Lessons on Rebellious Love With Jean Paul Sartre and Simone De Beauvoir
The couple explored many paths, schemes, taboos and traditions, until they found the right way of loving each other: they discovered how to “simply” be with the other.
Jean-Paul Sartre and Simone De Beauvoir formed one of the strongest philosophical and emotional bonds of the twentieth century. Our culture tends to sacralize and search for idols where anomalies and irreconcilable differences lie; thus, despite all the biographies and the documentaries that narrate the nature of their relationship, the most palpable testimony of their romantic discipline can be found in the letters Witness to My Life: The Letters of Jean-Paul Sartre to Simone De Beauvoir, 1926-1939.
To call the pact that bound Sartre and De Beauvoir together for most of their lives “an open relationship” is to reduce and vulgarise what they had: it was above all a mutual agreement of respect and admiration, as well as a friendship that would resist the passing of time and would become stronger with all the vicissitudes. A “romance” in the ancient meaning of the term would also prove insufficient to describe their bond: their letters do not reveal the urgency of a seducing lover, but of a companion that presents himself in the most transparent form in the presence of the other, as if he was standing alone.

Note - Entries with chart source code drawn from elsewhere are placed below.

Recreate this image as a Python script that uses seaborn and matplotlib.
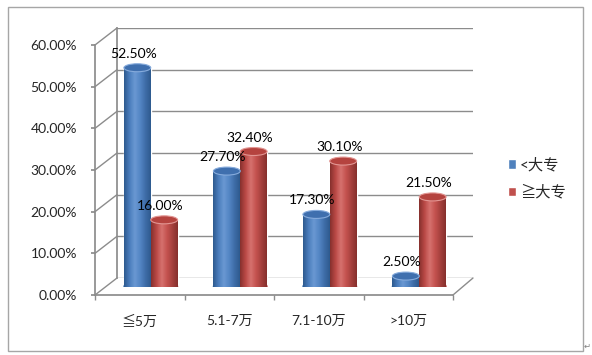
import numpy as np
import pandas as pd
import matplotlib.pyplot as plt
import seaborn as sns
from matplotlib.colors import LinearSegmentedColormap
from matplotlib.patches import Ellipse, Rectangle
from matplotlib.lines import Line2D

# 数据：收入区间 x 学历
categories = ["≦5万", "5.1-7万", "7.1-10万", ">10万"]
groups = ["<大专", "≧大专"]
below_college = [0.525, 0.277, 0.173, 0.025]
college_plus = [0.160, 0.324, 0.301, 0.215]
y_ticks = [0.0, 0.1, 0.2, 0.3, 0.4, 0.5, 0.6]

W, H = 592, 355
grid_c = "#8c8c8c"
bar_colors = ["#4F81BD", "#C0504D"]

sns.set_theme(style="white")
plt.rcParams['font.family'] = ['Lato', 'Noto Sans CJK SC', 'DejaVu Sans']

fig = plt.figure(figsize=(W / 100, H / 100), dpi=100)


def box(l, t, r, b):
    # 像素坐标 -> figure 比例
    return [l / W, 1 - b / H, (r - l) / W, (b - t) / H]


def to_fig(ax_, xy):
    return fig.transFigure.inverted().transform(ax_.transData.transform(xy))


# 背面墙（横向网格线）
ax_back = fig.add_axes(box(117, 28, 473, 278))
ax_back.set_xlim(0, 1)
ax_back.set_ylim(0, 0.6)
for y in y_ticks:
    ax_back.axhline(y, color=grid_c, lw=1)
ax_back.set_xticks([])
ax_back.set_yticks([])
for s in ["top", "right", "bottom"]:
    ax_back.spines[s].set_visible(False)
ax_back.spines["left"].set_color(grid_c)
ax_back.patch.set_alpha(0)

# 前面的坐标轴（刻度和标签）
ax = fig.add_axes(box(95, 45, 453, 295), zorder=1)
ax.patch.set_alpha(0)
ax.set_xlim(-0.5, 3.5)
ax.set_ylim(0, 0.6)
ax.set_yticks(y_ticks)
ax.set_yticklabels([f"{v * 100:.2f}%" for v in y_ticks], fontsize=10)
ax.set_xticks(range(len(categories)))
ax.set_xticklabels(categories, fontsize=10)
ax.set_xticks(np.arange(-0.5, 4, 1), minor=True)
ax.tick_params(axis="y", length=3, color=grid_c, pad=10, left=True)
ax.tick_params(axis="x", which="major", length=0, pad=14)
ax.tick_params(axis="x", which="minor", length=3.6, color=grid_c, bottom=True)
for s in ["top", "right"]:
    ax.spines[s].set_visible(False)
for s in ["left", "bottom"]:
    ax.spines[s].set_color(grid_c)

# 墙面的斜线
for y in y_ticks:
    p1 = to_fig(ax, (-0.5, y))
    p2 = to_fig(ax_back, (0, y))
    fig.add_artist(Line2D([p1[0], p2[0]], [p1[1], p2[1]], color=grid_c, lw=1))
p1 = to_fig(ax, (3.5, 0))
p2 = to_fig(ax_back, (1, 0))
fig.add_artist(Line2D([p1[0], p2[0]], [p1[1], p2[1]], color=grid_c, lw=1))

# 柱子（放在中间深度）
ax_bar = fig.add_axes(box(106, 36.5, 464, 286.5), zorder=2)
ax_bar.patch.set_alpha(0)

df = pd.DataFrame({
    "收入": categories * 2,
    "学历": [groups[0]] * 4 + [groups[1]] * 4,
    "比例": below_college + college_plus,
})
sns.barplot(data=df, x="收入", y="比例", hue="学历", order=categories,
            hue_order=groups, palette=bar_colors, width=0.6, saturation=1,
            ax=ax_bar)

cmaps = [
    LinearSegmentedColormap.from_list("b", ["#2E5A8F", "#4A7DBD", "#6A98D2", "#5486C5", "#3F6DA8", "#2E5A8F"]),
    LinearSegmentedColormap.from_list("r", ["#86302D", "#BA4946", "#D6716E", "#C4524F", "#A5403D", "#86302D"]),
]
caps = [("#3F6FAE", "#86ABDC"), ("#B5433F", "#E29592")]
eh = 8 / 250 * 0.6
grad = np.linspace(0, 1, 64).reshape(1, -1)

for container, cmap, (cap_fc, cap_ec) in zip(ax_bar.containers, cmaps, caps):
    for bar in container:
        x0, w, h = bar.get_x(), bar.get_width(), bar.get_height()
        xc = x0 + w / 2
        ax_bar.add_patch(Ellipse((xc, 0), w, eh, color=cmap(0.3), zorder=2))
        ax_bar.imshow(grad, extent=[x0, x0 + w, 0, h], aspect="auto", cmap=cmap, zorder=3)
        ax_bar.add_patch(Ellipse((xc, h), w, eh, fc=cap_fc, ec=cap_ec, lw=0.8, zorder=4))
        ax_bar.annotate(f"{h * 100:.2f}%", (xc, h), xytext=(-4, 14),
                        textcoords="offset pixels", ha="center", va="center",
                        fontsize=10, color="black", zorder=5)

ax_bar.set_xlim(-0.5, 3.5)
ax_bar.set_ylim(0, 0.6)
ax_bar.axis("off")

# 图例
leg = ax_bar.get_legend()
handles = leg.legend_handles
labels = [t.get_text() for t in leg.get_texts()]
leg.remove()
fig.legend(handles, labels, loc="upper left", bbox_to_anchor=(494 / W, 1 - 144 / H),
           frameon=False, handlelength=0.55, handleheight=0.55, handletextpad=0.25,
           labelspacing=0.85, fontsize=11)

# 外框
fig.add_artist(Rectangle((8 / W, 1 - 351 / H), (583 - 8) / W, (351 - 7) / H,
                         transform=fig.transFigure, fill=False, ec="#a6a6a6", lw=1))
fig.text(587 / W, 1 - 346 / H, "↵", fontsize=6, color="#808080",
         family="DejaVu Sans", ha="center", va="center")

fig.savefig("out.png", dpi=100)
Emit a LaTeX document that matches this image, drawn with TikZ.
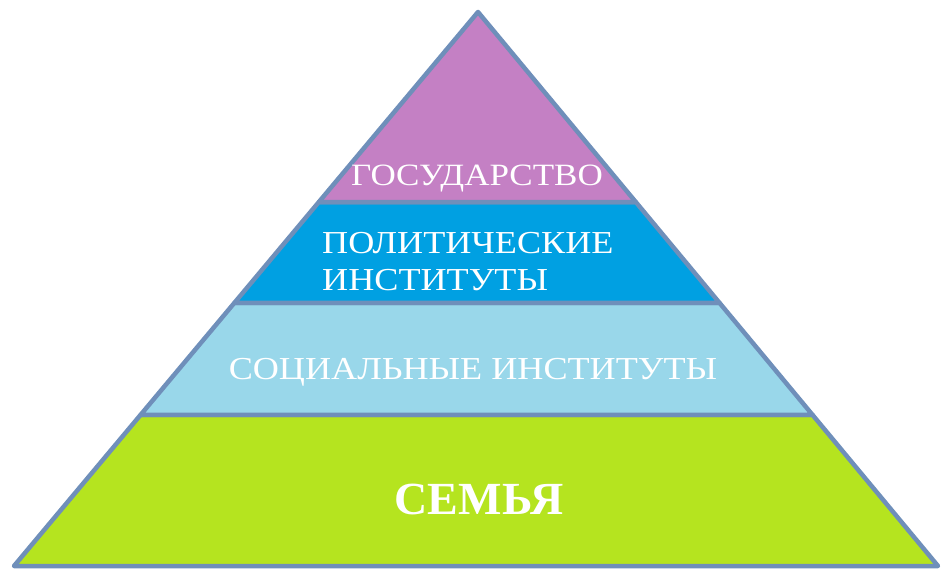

At the age of 24, Sartre wrote the following letter to Simone (who was around 21), after she refused to marry him:
My dear little girl
For a long time I’ve been wanting to write to you in the evening after one of those outings with friends that I will soon be describing in “A Defeat,” the kind when the world is ours. I wanted to bring you my conqueror’s joy and lay it at your feet, as they did in the Age of the Sun King. And then, tired out by all the shouting, I always simply went to bed. Today I’m doing it to feel the pleasure you don’t yet know, of turning abruptly from friendship to love, from strength to tenderness. Tonight I love you in a way that you have not known in me: I am neither worn down by travels nor wrapped up in the desire for your presence. I am mastering my love for you and turning it inwards as a constituent element of myself. This happens much more often than I admit to you, but seldom when I’m writing to you. Try to understand me: I love you while paying attention to external things. At Toulouse I simply loved you. Tonight I love you on a spring evening. I love you with the window open. You are mine, and things are mine, and my love alters the things around me and the things around me alter my love.